Um dos focos do governo Lula é conseguir apoio para a aprovação do acordo União Europeia-Mercosul.
O pacto foi assinado no final do ano passado, mas ainda precisa ser ratificado pelo Parlamento Europeu e os legislativos de cada país de ambos os blocos para entrar em vigor.
Apesar das boas relações bilaterais, Macron declarou em inúmeras ocasiões sua oposição categórica ao tratado de livre comércio concluído em dezembro passado em Montevidéu, no Uruguai, reiterando que o texto finalizado, após 25 anos de discussões, é “inaceitável”.
A reforma do Conselho de Segurança das Nações Unidas também faz parte da agenda permanente de política externa brasileira.
O país defende a ampliação do número de membros permanentes e não permanentes como forma de tornar o órgão mais representativo e democrático. O governo pleiteia uma vaga permanente, usando seu histórico de participação em missões de paz, sua dimensão territorial, população e influência regional como argumentos.

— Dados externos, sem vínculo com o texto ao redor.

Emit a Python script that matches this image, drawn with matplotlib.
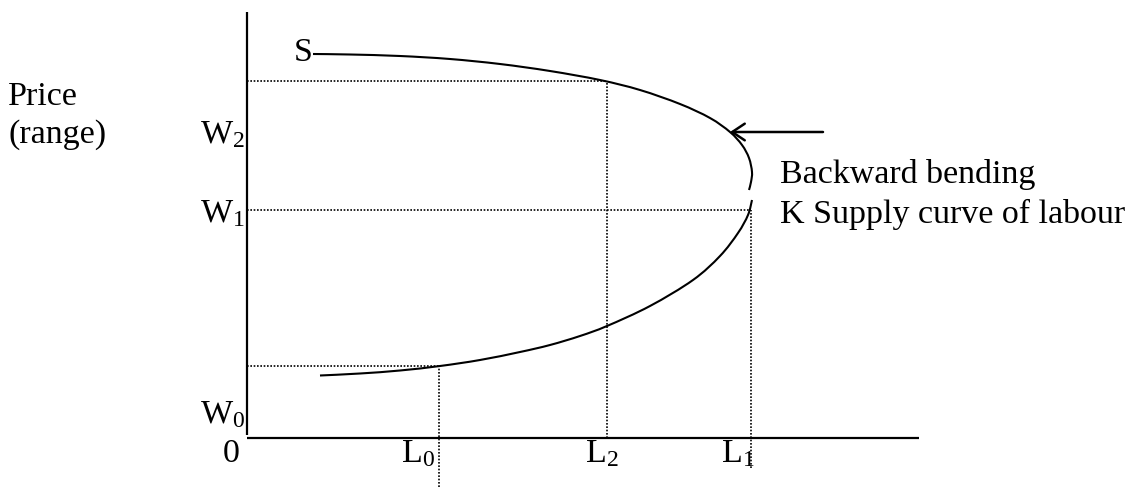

“O Brasil precisa da França em sua campanha por um assento permanente no Conselho de Segurança e o governo francês já disse, clara e diretamente, que apoiaria o Brasil nesse sentido”, aponta Kevin Parthenay, da Universidade de Tours e da SciencesPo.
Lula também prepara o cenário internacional para a COP30, levando para Paris a posição oficial brasileira sobre proteção ambiental.
Após os compromissos em Paris, o presidente seguirá para Nice, onde participa da Terceira Conferência das Nações Unidas sobre os Oceanos (UNOC3).